Ministre des Finances : « Le FOMI réclame plus de 50 milliards de plus »

D’après Alain Ndikumana, ministre des Finances : « Je détiens les contrats signés entre le gouvernement du Burundi et l’usine FOMI concernant la quantité d’engrais chimiques commandés pour les agriculteurs. Un avenant au contrat, daté de décembre 2025, indique que pour les saisons culturales B et C, 17% de la quantité contractuelle a été dépassée.

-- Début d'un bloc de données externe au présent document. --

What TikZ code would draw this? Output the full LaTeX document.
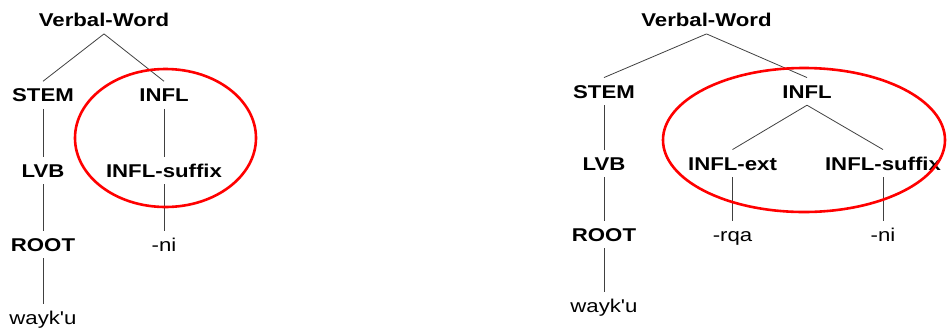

Cet avenant a été présenté de manière unilatérale par FOMI et a demandé qu’il soit signé. »
Il souligne que l’usine FOMI réclame plus de 50 milliards de francs burundais, en plus des subventions déjà versées, alors que ces quantités d’engrais supplémentaires n’étaient pas prévues dans le contrat initial.
« C’est une situation honteuse. En plus de cela, FOMI réclame 24 milliards directement aux agriculteurs pour les saisons culturales B et C de l’année dernière. A-t-elle le droit de distribuer des quantités non prévues dans le contrat? »
Il ajoute : « Pire encore, un autre avenant, toujours en décembre 2025, concerne la saison culturale C de 2024 et la saison culturale A de 2025, avec une nouvelle demande de paiement pour un dépassement de 3,9% et 3,8%, soit plus de 6 milliards de francs burundais à exiger de l’État. Est-ce légalement et économiquement acceptable? Je possède toujours le contrat initial. Je refuse de signer ces avenants car cela viole les engagements initiaux. »
Le ministre Ndikumana déplore qu’il subit souvent des menaces de la part de l’usine FOMI, en raison de son refus de signer ces avenants qu’il considère comme non conformes aux termes du contrat initial. Certains sénateurs, de leur côté, plaident pour un suivi rigoureux du processus de paiement de l’engrais chimique, afin de mettre fin aux irrégularités constatées et d’éviter que le poids financier ne retombe sur les agriculteurs.